Simple, Deterministic, Constant-Round Coloring in Congested Clique and MPC

We settle the complexity of the (∆ + 1)-coloring and (∆ + 1)-list coloring problems in the CONGESTED CLIQUE model by presenting a simple deterministic algorithm for both problems running in a constant number of rounds. This matches the complexity of the recent breakthrough randomized constant-round (∆ + 1)-list coloring algorithm due to Chang et al. [Proceedings of the 38th ACM Symposium on Principles of Distributed Computing, 2019] and significantly improves upon the state-of-the-art O(log ∆)-round deterministic (∆ + 1)-coloring bound of Parter [Proceedings of the 45th Annual International Colloquium on Automata, Languages and Programming]. A remarkable property of our algorithm is its simplicity. Whereas the state-of-the-art randomized algorithms for this problem are based on the quite involved local coloring algorithm of Chang, Li, and Pettie [Proceedings of the 50th Annual ACM SIGACT Symposium on Theory of Computing, 2018], our algorithm can be described in just a few lines.
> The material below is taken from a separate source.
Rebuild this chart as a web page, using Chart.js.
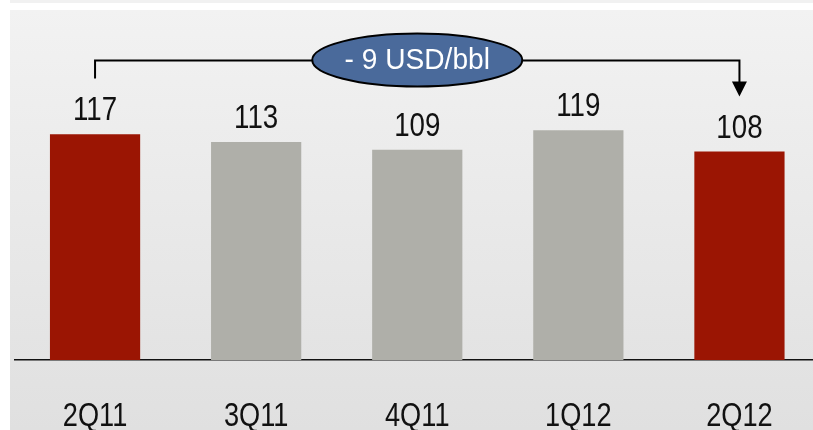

At a high level, it applies a careful derandomization of a recursive procedure which partitions the nodes and their respective palettes into separate bins. We show that after O(1) recursion steps, the remaining uncolored subgraph within each bin has linear size and thus can be solved locally by collecting it to a single node. This algorithm can also be implemented in the massively parallel computation (MPC) model provided that each machine has linear (in n, the number of nodes in the input graph) space. We also show an extension of our algorithm to the MPC regime, in which machines have sublinear space: we present the first deterministic (∆ + 1)-list coloring algorithm designed for sublinear-space MPC, which runs in O(log ∆ + log log n) rounds.